The exercise ▸ Don't include pictures. Quote the lines below from the first through the line that contains "i_kpp1 = 789.96".

Data extract ▸
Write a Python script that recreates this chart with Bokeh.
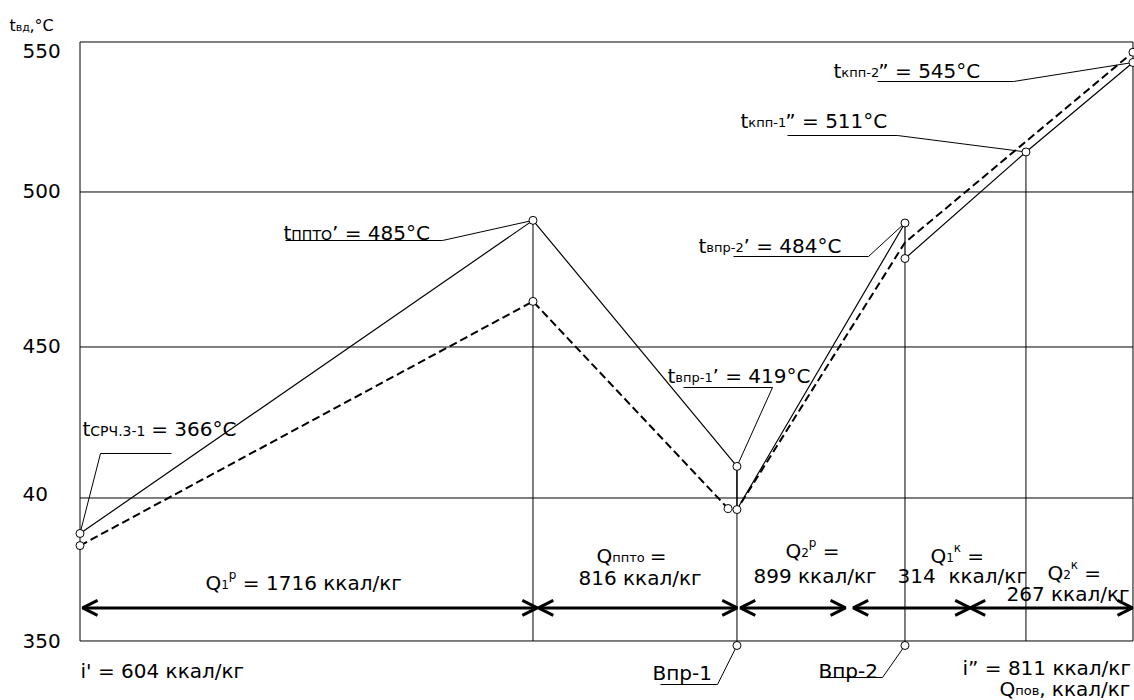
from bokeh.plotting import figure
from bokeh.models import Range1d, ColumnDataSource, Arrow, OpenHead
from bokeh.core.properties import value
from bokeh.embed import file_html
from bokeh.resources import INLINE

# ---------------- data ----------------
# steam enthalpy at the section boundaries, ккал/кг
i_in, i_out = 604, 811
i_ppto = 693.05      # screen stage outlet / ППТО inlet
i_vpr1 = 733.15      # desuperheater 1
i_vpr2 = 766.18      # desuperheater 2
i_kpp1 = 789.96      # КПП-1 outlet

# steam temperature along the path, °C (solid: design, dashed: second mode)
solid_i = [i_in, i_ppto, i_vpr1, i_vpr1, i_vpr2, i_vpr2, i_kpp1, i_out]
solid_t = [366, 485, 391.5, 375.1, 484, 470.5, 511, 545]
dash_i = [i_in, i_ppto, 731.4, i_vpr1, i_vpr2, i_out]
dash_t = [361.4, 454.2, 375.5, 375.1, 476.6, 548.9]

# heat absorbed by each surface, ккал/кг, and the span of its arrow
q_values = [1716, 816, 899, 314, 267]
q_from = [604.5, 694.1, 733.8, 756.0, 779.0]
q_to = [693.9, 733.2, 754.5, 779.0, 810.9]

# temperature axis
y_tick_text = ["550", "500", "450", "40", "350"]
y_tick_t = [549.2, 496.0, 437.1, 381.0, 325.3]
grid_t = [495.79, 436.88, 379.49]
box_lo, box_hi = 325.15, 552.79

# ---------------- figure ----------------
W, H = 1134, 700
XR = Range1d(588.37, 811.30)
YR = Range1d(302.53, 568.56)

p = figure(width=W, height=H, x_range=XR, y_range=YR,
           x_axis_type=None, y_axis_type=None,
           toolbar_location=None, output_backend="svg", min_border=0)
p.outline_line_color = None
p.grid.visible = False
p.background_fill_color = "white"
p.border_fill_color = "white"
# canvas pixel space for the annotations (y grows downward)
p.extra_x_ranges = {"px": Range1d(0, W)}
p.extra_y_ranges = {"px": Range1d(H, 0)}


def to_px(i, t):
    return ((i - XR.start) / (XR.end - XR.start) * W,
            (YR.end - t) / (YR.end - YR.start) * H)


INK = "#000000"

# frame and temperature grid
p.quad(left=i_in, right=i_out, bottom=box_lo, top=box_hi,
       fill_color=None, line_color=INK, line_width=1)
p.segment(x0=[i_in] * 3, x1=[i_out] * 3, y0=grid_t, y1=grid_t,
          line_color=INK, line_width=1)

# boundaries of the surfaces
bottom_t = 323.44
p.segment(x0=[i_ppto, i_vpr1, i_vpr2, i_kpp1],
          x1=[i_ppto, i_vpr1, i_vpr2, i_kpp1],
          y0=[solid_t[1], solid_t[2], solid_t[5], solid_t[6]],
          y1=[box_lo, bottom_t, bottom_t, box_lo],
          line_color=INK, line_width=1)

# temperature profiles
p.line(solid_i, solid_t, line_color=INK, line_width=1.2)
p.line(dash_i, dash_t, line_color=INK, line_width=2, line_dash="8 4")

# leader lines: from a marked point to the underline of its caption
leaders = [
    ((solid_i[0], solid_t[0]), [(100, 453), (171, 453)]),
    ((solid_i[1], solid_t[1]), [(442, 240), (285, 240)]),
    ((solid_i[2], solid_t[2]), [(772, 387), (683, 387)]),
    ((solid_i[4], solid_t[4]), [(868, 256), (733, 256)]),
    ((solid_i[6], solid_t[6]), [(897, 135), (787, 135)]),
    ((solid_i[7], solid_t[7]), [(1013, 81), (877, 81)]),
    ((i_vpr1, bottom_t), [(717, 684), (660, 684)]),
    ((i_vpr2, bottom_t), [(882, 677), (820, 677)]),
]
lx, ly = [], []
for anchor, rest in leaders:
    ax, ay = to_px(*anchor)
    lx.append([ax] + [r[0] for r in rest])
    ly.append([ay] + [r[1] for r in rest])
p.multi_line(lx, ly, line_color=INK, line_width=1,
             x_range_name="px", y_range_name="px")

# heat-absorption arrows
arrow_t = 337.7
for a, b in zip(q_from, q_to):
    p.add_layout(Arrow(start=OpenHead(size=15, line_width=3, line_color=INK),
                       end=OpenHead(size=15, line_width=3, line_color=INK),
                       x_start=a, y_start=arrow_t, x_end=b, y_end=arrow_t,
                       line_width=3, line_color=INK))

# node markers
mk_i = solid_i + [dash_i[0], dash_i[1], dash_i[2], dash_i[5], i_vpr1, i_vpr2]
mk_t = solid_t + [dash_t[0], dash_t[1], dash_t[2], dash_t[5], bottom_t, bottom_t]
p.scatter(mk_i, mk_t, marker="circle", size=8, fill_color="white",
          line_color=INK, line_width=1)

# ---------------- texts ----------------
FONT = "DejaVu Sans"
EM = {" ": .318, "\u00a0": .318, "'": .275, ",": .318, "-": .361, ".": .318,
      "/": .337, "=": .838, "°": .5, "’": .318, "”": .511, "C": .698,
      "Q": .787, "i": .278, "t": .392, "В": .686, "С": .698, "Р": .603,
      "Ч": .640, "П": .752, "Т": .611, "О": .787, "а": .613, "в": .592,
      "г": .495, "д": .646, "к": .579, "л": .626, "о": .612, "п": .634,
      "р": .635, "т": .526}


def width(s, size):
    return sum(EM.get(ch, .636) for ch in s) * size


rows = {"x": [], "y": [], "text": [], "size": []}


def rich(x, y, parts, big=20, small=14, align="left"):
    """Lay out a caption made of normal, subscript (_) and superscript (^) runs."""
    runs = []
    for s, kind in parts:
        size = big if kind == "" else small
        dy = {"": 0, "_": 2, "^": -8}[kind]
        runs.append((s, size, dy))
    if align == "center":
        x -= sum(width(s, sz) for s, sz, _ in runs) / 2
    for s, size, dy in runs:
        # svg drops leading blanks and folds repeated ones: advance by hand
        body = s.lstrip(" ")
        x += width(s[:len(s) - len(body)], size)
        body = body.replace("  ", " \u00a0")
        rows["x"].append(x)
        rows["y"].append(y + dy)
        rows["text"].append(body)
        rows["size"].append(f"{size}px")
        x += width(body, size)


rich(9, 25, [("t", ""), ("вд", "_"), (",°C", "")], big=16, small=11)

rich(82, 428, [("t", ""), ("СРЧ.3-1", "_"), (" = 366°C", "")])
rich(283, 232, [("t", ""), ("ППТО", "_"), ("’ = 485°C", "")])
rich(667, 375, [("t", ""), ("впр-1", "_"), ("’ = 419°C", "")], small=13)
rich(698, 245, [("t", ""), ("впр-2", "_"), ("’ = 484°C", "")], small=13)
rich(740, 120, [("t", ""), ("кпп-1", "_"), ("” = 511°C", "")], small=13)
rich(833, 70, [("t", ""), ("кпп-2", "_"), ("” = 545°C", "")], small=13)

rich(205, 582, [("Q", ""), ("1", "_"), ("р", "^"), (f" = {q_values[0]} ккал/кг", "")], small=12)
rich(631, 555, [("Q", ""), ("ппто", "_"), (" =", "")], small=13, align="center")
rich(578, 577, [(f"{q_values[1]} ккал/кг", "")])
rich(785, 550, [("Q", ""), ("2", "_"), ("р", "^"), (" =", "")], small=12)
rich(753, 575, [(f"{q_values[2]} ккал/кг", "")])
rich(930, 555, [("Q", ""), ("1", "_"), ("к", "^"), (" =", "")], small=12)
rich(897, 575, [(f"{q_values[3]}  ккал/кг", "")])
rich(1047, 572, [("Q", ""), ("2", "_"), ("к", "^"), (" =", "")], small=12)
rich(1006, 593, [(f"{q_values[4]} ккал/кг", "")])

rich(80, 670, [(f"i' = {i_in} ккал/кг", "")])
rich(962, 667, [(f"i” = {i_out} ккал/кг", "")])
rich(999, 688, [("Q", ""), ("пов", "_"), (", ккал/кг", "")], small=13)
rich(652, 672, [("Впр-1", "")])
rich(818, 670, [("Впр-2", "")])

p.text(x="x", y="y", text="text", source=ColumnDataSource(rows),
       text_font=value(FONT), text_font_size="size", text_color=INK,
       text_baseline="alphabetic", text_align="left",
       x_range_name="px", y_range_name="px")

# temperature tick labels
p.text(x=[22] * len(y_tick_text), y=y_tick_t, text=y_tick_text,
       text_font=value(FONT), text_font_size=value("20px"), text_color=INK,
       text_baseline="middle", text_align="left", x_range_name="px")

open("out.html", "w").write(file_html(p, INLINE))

Full output ▸
Write a Python script that recreates this chart with Bokeh.
from bokeh.plotting import figure
from bokeh.models import Range1d, ColumnDataSource, Arrow, OpenHead
from bokeh.core.properties import value
from bokeh.embed import file_html
from bokeh.resources import INLINE

# ---------------- data ----------------
# steam enthalpy at the section boundaries, ккал/кг
i_in, i_out = 604, 811
i_ppto = 693.05      # screen stage outlet / ППТО inlet
i_vpr1 = 733.15      # desuperheater 1
i_vpr2 = 766.18      # desuperheater 2
i_kpp1 = 789.96      # КПП-1 outlet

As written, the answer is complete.